WRITTEN INSTRUCTION – Working from the top of the listing below, retype each line through the line containing "-4,-5,-4,-6,-5,-4,-6,-5,-8,-6];", both included, with no pictures.

RAW DATA –
— START —
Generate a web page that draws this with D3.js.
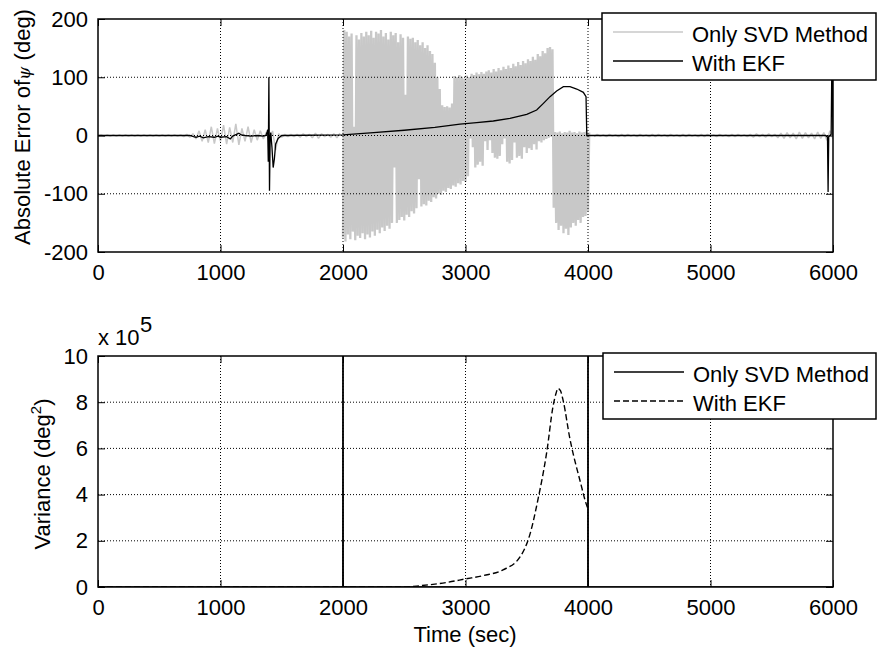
<!DOCTYPE html>
<meta charset="utf-8">
<style>
body { margin: 0; background: #fff; }
text { font-family: "Liberation Sans", Arial, sans-serif; font-size: 22px; fill: #000; }
</style>
<body>
<script src="https://d3js.org/d3.v7.min.js"></script>
<script>

var seriesNames = ["Only SVD Method", "With EKF"];
var xTicks = [0, 1000, 2000, 3000, 4000, 5000, 6000];
var errTicks = [-200, -100, 0, 100, 200];
var varTicks = [0, 2, 4, 6, 8, 10]; // x 10^5

// gray "Only SVD Method" error: min / max per time bin
var svdQuietAStart = 0, svdQuietAStep = 50;
var svdQuietAHigh = [1,1,1,1,1,1,1,1,1,1,1,1,1,1,2,
  3,8,10,15,12,18,14,20,12,15,10,8,6,8,3,2,2,2,3,2,4,3,2,3,4];
var svdQuietALow = [-1,-1,-1,-1,-1,-1,-1,-1,-1,-1,-1,-1,-1,-1,-2,
  -3,-6,-10,-12,-14,-10,-15,-12,-16,-10,-12,-8,-6,-15,-25,-3,-2,-2,-3,-2,-4,-5,-2,-3,-4];

var svdActiveStart = 2000, svdActiveStep = 20;
var svdActiveHigh = [181,178,170,175,15,172,165,176,170,178,172,180,168,178,175,181,170,176,165,178,
  172,176,160,174,168,70,170,166,168,160,164,155,160,150,155,145,140,125,100,80,
  52,49,50,48,55,102,100,104,101,98,103,100,106,104,108,105,109,106,110,112,
  108,114,110,116,112,118,114,120,116,123,119,126,121,128,124,131,128,135,130,140,
  136,145,141,150,152,148,6,5,7,4,6,5,8,5,6,4,7,5,6,8,5];
var svdActiveLow = [-175,-182,-170,-178,-165,-180,-172,-176,-168,-178,-170,-175,-165,-172,-162,-168,-158,-164,-155,-160,
  -150,-55,-150,-145,-140,-146,-136,-140,-130,-134,-125,-75,-122,-118,-120,-112,-114,-106,-108,-100,
  -102,-95,-97,-90,-92,-86,-88,-82,-84,-78,-80,-70,-5,-20,-55,-50,-45,-52,-10,-25,
  -8,-30,-38,-40,-35,-15,-5,-45,-48,-42,-12,-38,-35,-40,-20,-30,-22,-25,-15,-24,
  -10,-12,-8,-6,-4,-2,-124,-150,-162,-155,-168,-160,-171,-158,-150,-155,-145,-150,-140,-138,-130];

var svdQuietBStart = 4050, svdQuietBStep = 50;
var svdQuietBHigh = [2,1,2,1,2,2,1,2,1,2,2,1,2,1,2,2,1,2,2,1,2,1,2,2,1,2,3,2,3,2,
  4,5,4,6,5,4,6,5,8,6];
var svdQuietBLow = [-2,-1,-2,-1,-2,-2,-1,-2,-1,-2,-2,-1,-2,-1,-2,-2,-1,-2,-2,-1,-2,-1,-2,-2,-1,-2,-3,-2,-3,-2,
  -4,-5,-4,-6,-5,-4,-6,-5,-8,-6];

// black "With EKF" error
var ekfTime = [0,750,780,800,830,860,900,950,980,1000,1050,1080,1100,1130,1150,1170,1200,1250,1300,1350,1370,
  1380,1385,1390,1395,1400,1405,1410,1420,1430,1440,1450,1470,1500,2000,2250,2500,2750,2955,3091,3227,3363,
  3500,3581,3636,3690,3744,3799,3853,3908,3962,3984,3990,5940,5955,5960,5965,5975,5985,5990,5994,5998,6000];
var ekfErr = [0,0,-2,-3,-1,-4,-2,-3,-1,-3,-2,-6,-1,2,4,1,0,-1,0,-1,0,
  5,10,-45,100,-95,-10,5,-20,-55,-40,-15,-5,0,1,5,9,14,19.7,22,24.9,29.5,
  36.3,43.8,55.2,66.7,76.4,83.8,83.8,79.8,74.1,66.7,0,0,-3,-97,-2,0,2,110,100,40,0];

// variance, units of 10^5 deg^2
var varSvdTime = [0, 1998, 2000, 2002, 3998, 4000, 4002, 6000];
var varSvd = [0, 0, 50, 0, 0, 50, 0, 0];
var varEkfTime = [0,2500,2530,2600,2710,2850,3000,3150,3306,3445,3527,3592,3665,3714,3740,3755,3775,3796,3853,3935,3992,4000];
var varEkf = [0,0,0.01,0.04,0.1,0.2,0.35,0.5,0.74,1.3,2.3,3.8,5.9,7.8,8.4,8.6,8.5,8.1,6.4,4.6,3.5,3.4];

var width = 877, height = 653;
var left = 98, right = 833;

var svg = d3.select("body").append("svg")
    .attr("width", width)
    .attr("height", height);

var x = d3.scaleLinear().domain([0, 6000]).range([left, right]);
var yTop = d3.scaleLinear().domain([-200, 200]).range([252, 19]);
var yBot = d3.scaleLinear().domain([0, 10]).range([587, 356]);

function zig(start, step, hi, lo) {
  var pts = [];
  hi.forEach(function(h, i) {
    var t = start + i * step;
    pts.push([t, lo[i]]);
    pts.push([t + step / 2, h]);
  });
  return pts;
}

function frame(g, y, id) {
  var top = y.range()[1], bot = y.range()[0];
  g.append("clipPath").attr("id", id)
    .append("rect").attr("x", left).attr("y", top).attr("width", right - left).attr("height", bot - top);
  return g.append("g").attr("clip-path", "url(#" + id + ")");
}

function decorate(g, y, yt) {
  var top = y.range()[1], bot = y.range()[0];
  // grid
  g.selectAll(".gx").data(xTicks.slice(1, -1)).enter().append("line")
    .attr("x1", d => x(d)).attr("x2", d => x(d)).attr("y1", top).attr("y2", bot)
    .attr("stroke", "#000").attr("stroke-width", 1).attr("stroke-dasharray", "1,2");
  g.selectAll(".gy").data(yt.slice(1, -1)).enter().append("line")
    .attr("x1", left).attr("x2", right).attr("y1", d => y(d)).attr("y2", d => y(d))
    .attr("stroke", "#000").attr("stroke-width", 1).attr("stroke-dasharray", "1,2");

  var ax = [
    g.append("g").attr("transform", "translate(0," + bot + ")")
      .call(d3.axisBottom(x).tickValues(xTicks).tickSizeInner(-7).tickSizeOuter(0).tickPadding(12).tickFormat(d => String(d))),
    g.append("g").attr("transform", "translate(0," + top + ")")
      .call(d3.axisTop(x).tickValues(xTicks).tickSizeInner(-7).tickSizeOuter(0).tickFormat("")),
    g.append("g").attr("transform", "translate(" + left + ",0)")
      .call(d3.axisLeft(y).tickValues(yt).tickSizeInner(-7).tickSizeOuter(0).tickPadding(10).tickFormat(d => String(d))),
    g.append("g").attr("transform", "translate(" + right + ",0)")
      .call(d3.axisRight(y).tickValues(yt).tickSizeInner(-7).tickSizeOuter(0).tickFormat(""))
  ];
  ax.forEach(function(a) {
    a.select(".domain").remove();
    a.selectAll("text").attr("font-size", 22).attr("font-family", "Liberation Sans, Arial, sans-serif");
  });

  g.append("rect").attr("x", left).attr("y", top).attr("width", right - left).attr("height", bot - top)
    .attr("fill", "none").attr("stroke", "#000").attr("stroke-width", 1.5);
}

function legend(g, x0, y0, w, h, styles) {
  g.append("rect").attr("x", x0).attr("y", y0).attr("width", w).attr("height", h)
    .attr("fill", "#fff").attr("stroke", "#000").attr("stroke-width", 1.5);
  seriesNames.forEach(function(name, i) {
    var ly = y0 + 19 + i * 29;
    g.append("line").attr("x1", x0 + 11).attr("x2", x0 + 81).attr("y1", ly).attr("y2", ly)
      .attr("stroke", styles[i].color).attr("stroke-width", styles[i].width)
      .attr("stroke-dasharray", styles[i].dash || null);
    g.append("text").attr("x", x0 + 90).attr("y", ly + 10).text(name);
  });
}

// ---------- top: absolute error ----------
var gTop = svg.append("g");
var pTop = frame(gTop, yTop, "clipTop");

var errLine = d3.line().x(d => x(d[0])).y(d => yTop(d[1]));
[[svdQuietAStart, svdQuietAStep, svdQuietAHigh, svdQuietALow, 1.5],
 [svdActiveStart, svdActiveStep, svdActiveHigh, svdActiveLow, 2.3],
 [svdQuietBStart, svdQuietBStep, svdQuietBHigh, svdQuietBLow, 1.5]].forEach(function(s) {
  pTop.append("path").attr("d", errLine(zig(s[0], s[1], s[2], s[3])))
    .attr("fill", "none").attr("stroke", "#c8c8c8").attr("stroke-width", s[4]).attr("stroke-linejoin", "bevel");
});
pTop.append("path").attr("d", errLine(ekfTime.map((t, i) => [t, ekfErr[i]])))
  .attr("fill", "none").attr("stroke", "#000").attr("stroke-width", 1.3);

decorate(gTop, yTop, errTicks);
legend(gTop, 602, 13, 274, 67, [{color: "#c8c8c8", width: 1.3}, {color: "#000", width: 1.3}]);

var ylab1 = gTop.append("text").attr("transform", "translate(30,127) rotate(-90)").attr("text-anchor", "middle");
ylab1.append("tspan").text("Absolute Error of");
ylab1.append("tspan").attr("font-style", "italic").attr("font-size", 17).attr("font-family", "DejaVu Serif, serif").text("ψ");
ylab1.append("tspan").text(" (deg)");

// ---------- bottom: variance ----------
var gBot = svg.append("g");
var pBot = frame(gBot, yBot, "clipBot");
var varLine = d3.line().x(d => x(d[0])).y(d => yBot(d[1]));
pBot.append("path").attr("d", varLine(varSvdTime.map((t, i) => [t, varSvd[i]])))
  .attr("fill", "none").attr("stroke", "#000").attr("stroke-width", 1.4);
pBot.append("path").attr("d", varLine.curve(d3.curveMonotoneX)(varEkfTime.map((t, i) => [t, varEkf[i]])))
  .attr("fill", "none").attr("stroke", "#000").attr("stroke-width", 1.4).attr("stroke-dasharray", "6,3");

decorate(gBot, yBot, varTicks);
legend(gBot, 603, 353, 273, 66, [{color: "#000", width: 1.4}, {color: "#000", width: 1.4, dash: "6,3"}]);

gBot.append("text").attr("x", 98).attr("y", 345).attr("font-size", 20).text("x 10");
gBot.append("text").attr("x", 140).attr("y", 332).attr("font-size", 15).text("5");

var ylab2 = gBot.append("text").attr("transform", "translate(50,474) rotate(-90)").attr("text-anchor", "middle");
ylab2.append("tspan").text("Variance (deg");
ylab2.append("tspan").attr("font-size", 15).attr("dy", -9).text("2");
ylab2.append("tspan").attr("dy", 9).text(")");

svg.append("text").attr("x", 465).attr("y", 642).attr("text-anchor", "middle").text("Time (sec)");

</script>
— END —
THE OUTPUT –
Generate a web page that draws this with D3.js.
<!DOCTYPE html>
<meta charset="utf-8">
<style>
body { margin: 0; background: #fff; }
text { font-family: "Liberation Sans", Arial, sans-serif; font-size: 22px; fill: #000; }
</style>
<body>
<script src="https://d3js.org/d3.v7.min.js"></script>
<script>

var seriesNames = ["Only SVD Method", "With EKF"];
var xTicks = [0, 1000, 2000, 3000, 4000, 5000, 6000];
var errTicks = [-200, -100, 0, 100, 200];
var varTicks = [0, 2, 4, 6, 8, 10]; // x 10^5

// gray "Only SVD Method" error: min / max per time bin
var svdQuietAStart = 0, svdQuietAStep = 50;
var svdQuietAHigh = [1,1,1,1,1,1,1,1,1,1,1,1,1,1,2,
  3,8,10,15,12,18,14,20,12,15,10,8,6,8,3,2,2,2,3,2,4,3,2,3,4];
var svdQuietALow = [-1,-1,-1,-1,-1,-1,-1,-1,-1,-1,-1,-1,-1,-1,-2,
  -3,-6,-10,-12,-14,-10,-15,-12,-16,-10,-12,-8,-6,-15,-25,-3,-2,-2,-3,-2,-4,-5,-2,-3,-4];

var svdActiveStart = 2000, svdActiveStep = 20;
var svdActiveHigh = [181,178,170,175,15,172,165,176,170,178,172,180,168,178,175,181,170,176,165,178,
  172,176,160,174,168,70,170,166,168,160,164,155,160,150,155,145,140,125,100,80,
  52,49,50,48,55,102,100,104,101,98,103,100,106,104,108,105,109,106,110,112,
  108,114,110,116,112,118,114,120,116,123,119,126,121,128,124,131,128,135,130,140,
  136,145,141,150,152,148,6,5,7,4,6,5,8,5,6,4,7,5,6,8,5];
var svdActiveLow = [-175,-182,-170,-178,-165,-180,-172,-176,-168,-178,-170,-175,-165,-172,-162,-168,-158,-164,-155,-160,
  -150,-55,-150,-145,-140,-146,-136,-140,-130,-134,-125,-75,-122,-118,-120,-112,-114,-106,-108,-100,
  -102,-95,-97,-90,-92,-86,-88,-82,-84,-78,-80,-70,-5,-20,-55,-50,-45,-52,-10,-25,
  -8,-30,-38,-40,-35,-15,-5,-45,-48,-42,-12,-38,-35,-40,-20,-30,-22,-25,-15,-24,
  -10,-12,-8,-6,-4,-2,-124,-150,-162,-155,-168,-160,-171,-158,-150,-155,-145,-150,-140,-138,-130];

var svdQuietBStart = 4050, svdQuietBStep = 50;
var svdQuietBHigh = [2,1,2,1,2,2,1,2,1,2,2,1,2,1,2,2,1,2,2,1,2,1,2,2,1,2,3,2,3,2,
  4,5,4,6,5,4,6,5,8,6];
var svdQuietBLow = [-2,-1,-2,-1,-2,-2,-1,-2,-1,-2,-2,-1,-2,-1,-2,-2,-1,-2,-2,-1,-2,-1,-2,-2,-1,-2,-3,-2,-3,-2,
  -4,-5,-4,-6,-5,-4,-6,-5,-8,-6];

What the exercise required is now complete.